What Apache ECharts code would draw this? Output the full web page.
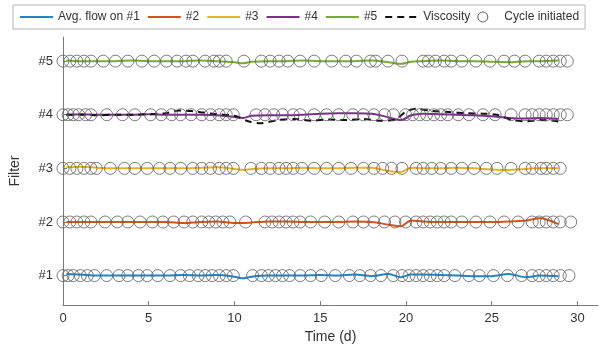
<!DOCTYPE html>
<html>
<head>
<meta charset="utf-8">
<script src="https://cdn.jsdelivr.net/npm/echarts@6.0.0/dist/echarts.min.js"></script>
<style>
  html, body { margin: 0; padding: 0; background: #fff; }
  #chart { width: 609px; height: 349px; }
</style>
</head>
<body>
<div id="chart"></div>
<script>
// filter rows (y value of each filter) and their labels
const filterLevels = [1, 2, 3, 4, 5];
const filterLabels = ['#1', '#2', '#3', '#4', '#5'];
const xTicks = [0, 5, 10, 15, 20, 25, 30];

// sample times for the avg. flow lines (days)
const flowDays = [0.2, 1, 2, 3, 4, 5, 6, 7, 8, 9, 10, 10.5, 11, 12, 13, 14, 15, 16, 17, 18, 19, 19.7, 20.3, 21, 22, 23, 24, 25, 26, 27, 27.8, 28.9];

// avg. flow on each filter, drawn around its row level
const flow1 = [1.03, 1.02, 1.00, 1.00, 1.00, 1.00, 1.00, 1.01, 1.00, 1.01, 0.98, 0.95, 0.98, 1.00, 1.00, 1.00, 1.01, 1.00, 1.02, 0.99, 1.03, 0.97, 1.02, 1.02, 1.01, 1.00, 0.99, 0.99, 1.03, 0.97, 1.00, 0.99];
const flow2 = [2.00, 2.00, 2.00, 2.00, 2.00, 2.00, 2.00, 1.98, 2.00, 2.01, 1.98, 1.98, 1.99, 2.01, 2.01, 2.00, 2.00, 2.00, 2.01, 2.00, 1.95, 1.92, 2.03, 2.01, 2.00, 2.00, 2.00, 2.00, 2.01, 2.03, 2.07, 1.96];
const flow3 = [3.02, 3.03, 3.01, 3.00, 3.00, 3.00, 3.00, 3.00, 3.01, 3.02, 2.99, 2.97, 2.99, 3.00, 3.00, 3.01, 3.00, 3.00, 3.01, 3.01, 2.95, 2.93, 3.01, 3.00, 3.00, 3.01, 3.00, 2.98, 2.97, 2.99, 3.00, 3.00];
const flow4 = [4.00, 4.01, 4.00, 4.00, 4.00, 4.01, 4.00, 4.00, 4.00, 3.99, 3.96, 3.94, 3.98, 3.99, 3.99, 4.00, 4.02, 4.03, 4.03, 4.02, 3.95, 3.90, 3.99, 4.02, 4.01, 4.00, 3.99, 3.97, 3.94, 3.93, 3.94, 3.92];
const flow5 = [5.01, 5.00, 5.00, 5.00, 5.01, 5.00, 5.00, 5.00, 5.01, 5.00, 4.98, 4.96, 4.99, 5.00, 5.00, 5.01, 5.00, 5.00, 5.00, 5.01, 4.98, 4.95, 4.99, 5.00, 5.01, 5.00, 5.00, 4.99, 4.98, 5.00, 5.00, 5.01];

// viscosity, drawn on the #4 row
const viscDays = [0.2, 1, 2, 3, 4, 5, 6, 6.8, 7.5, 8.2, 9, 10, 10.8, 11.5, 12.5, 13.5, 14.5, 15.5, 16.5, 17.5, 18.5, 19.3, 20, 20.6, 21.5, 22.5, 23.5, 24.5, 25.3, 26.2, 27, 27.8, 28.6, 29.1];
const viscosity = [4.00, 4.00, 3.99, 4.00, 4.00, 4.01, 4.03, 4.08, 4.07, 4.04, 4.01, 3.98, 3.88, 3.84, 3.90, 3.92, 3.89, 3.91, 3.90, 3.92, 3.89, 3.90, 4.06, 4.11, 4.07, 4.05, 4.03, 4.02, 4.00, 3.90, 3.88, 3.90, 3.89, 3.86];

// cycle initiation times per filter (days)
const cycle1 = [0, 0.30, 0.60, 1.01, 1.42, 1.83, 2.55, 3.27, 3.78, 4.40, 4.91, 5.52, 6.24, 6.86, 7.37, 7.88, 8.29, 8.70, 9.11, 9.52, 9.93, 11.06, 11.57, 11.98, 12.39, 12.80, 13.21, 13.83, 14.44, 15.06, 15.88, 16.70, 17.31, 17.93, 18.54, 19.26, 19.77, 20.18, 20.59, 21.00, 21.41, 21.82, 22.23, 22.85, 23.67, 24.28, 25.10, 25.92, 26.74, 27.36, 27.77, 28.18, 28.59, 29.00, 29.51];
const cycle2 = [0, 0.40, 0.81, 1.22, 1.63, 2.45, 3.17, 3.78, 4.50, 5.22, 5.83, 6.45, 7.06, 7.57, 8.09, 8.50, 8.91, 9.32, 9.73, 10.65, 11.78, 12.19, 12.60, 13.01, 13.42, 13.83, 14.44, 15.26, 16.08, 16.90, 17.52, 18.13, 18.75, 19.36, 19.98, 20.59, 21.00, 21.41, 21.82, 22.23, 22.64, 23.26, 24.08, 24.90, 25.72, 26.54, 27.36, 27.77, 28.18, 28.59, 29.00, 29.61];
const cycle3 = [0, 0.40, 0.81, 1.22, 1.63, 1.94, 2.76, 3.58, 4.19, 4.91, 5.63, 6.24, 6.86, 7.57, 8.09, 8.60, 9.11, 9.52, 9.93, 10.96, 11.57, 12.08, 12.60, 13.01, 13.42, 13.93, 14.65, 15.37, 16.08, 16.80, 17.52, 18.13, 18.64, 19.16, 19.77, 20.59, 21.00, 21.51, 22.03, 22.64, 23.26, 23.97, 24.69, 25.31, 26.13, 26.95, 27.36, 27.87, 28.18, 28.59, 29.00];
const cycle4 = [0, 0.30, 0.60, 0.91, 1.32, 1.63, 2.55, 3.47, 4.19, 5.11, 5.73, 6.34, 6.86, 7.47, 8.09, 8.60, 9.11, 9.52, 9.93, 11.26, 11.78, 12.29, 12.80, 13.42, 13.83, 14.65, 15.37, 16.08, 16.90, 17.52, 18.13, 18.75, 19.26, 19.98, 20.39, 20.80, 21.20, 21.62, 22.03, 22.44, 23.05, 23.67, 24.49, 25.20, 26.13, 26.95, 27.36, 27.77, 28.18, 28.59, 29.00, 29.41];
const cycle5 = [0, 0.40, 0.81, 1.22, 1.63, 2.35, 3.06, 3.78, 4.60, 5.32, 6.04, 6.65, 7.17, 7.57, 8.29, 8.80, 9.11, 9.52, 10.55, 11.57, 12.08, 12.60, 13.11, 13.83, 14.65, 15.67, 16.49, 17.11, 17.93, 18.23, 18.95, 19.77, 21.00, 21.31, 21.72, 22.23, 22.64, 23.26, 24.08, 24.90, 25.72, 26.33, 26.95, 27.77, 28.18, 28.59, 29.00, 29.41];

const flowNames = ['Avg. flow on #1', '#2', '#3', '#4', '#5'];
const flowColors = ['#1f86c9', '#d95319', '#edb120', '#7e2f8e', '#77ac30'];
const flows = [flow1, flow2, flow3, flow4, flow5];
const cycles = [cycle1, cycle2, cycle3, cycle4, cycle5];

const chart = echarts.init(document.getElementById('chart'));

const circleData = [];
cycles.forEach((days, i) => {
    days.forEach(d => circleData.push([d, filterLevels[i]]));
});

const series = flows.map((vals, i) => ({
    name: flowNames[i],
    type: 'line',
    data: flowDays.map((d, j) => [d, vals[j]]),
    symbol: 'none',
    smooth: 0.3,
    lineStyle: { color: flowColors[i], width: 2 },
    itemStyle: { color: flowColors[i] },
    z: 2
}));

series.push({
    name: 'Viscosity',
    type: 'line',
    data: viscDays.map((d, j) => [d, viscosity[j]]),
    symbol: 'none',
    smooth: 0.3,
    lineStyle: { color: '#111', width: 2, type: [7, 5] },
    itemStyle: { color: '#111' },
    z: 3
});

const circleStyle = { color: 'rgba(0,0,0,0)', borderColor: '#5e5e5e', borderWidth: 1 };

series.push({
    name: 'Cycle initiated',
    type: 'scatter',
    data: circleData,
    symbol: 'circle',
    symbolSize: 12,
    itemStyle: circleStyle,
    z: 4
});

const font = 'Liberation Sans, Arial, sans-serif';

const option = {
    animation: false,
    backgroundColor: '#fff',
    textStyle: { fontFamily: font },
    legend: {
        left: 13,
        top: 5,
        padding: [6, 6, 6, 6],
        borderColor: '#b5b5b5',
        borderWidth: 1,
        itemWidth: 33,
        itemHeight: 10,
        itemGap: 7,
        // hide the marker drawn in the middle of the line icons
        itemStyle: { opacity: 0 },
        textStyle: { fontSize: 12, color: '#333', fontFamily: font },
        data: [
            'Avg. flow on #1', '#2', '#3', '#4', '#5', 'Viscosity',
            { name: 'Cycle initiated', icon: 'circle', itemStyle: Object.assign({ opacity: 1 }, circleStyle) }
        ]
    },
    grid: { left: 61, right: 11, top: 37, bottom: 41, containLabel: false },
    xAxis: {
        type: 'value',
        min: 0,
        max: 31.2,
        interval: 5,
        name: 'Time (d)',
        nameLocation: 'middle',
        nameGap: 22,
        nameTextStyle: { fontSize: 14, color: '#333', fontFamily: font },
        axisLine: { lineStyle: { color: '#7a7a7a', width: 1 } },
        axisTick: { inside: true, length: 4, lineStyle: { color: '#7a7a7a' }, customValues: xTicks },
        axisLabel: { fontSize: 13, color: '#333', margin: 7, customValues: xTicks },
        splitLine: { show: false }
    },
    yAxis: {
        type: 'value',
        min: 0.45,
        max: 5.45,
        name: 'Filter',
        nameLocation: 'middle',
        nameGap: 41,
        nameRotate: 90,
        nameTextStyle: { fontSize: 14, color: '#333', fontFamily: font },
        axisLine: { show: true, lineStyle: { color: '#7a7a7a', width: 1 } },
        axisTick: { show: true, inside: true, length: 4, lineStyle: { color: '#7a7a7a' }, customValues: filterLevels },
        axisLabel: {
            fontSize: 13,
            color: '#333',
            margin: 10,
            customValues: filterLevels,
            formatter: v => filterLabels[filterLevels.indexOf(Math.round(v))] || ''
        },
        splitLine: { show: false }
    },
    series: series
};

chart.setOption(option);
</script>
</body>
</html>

_WHAT YOU WILL DO:_
Emit the lines of the material exactly, from its first line to the line containing "const xTicks = [0, 5, 10, 15, 20, 25, 30];", inclusive; leave every picture out.

_PROBLEM SOLUTION:_
What Apache ECharts code would draw this? Output the full web page.
<!DOCTYPE html>
<html>
<head>
<meta charset="utf-8">
<script src="https://cdn.jsdelivr.net/npm/echarts@6.0.0/dist/echarts.min.js"></script>
<style>
  html, body { margin: 0; padding: 0; background: #fff; }
  #chart { width: 609px; height: 349px; }
</style>
</head>
<body>
<div id="chart"></div>
<script>
// filter rows (y value of each filter) and their labels
const filterLevels = [1, 2, 3, 4, 5];
const filterLabels = ['#1', '#2', '#3', '#4', '#5'];
const xTicks = [0, 5, 10, 15, 20, 25, 30];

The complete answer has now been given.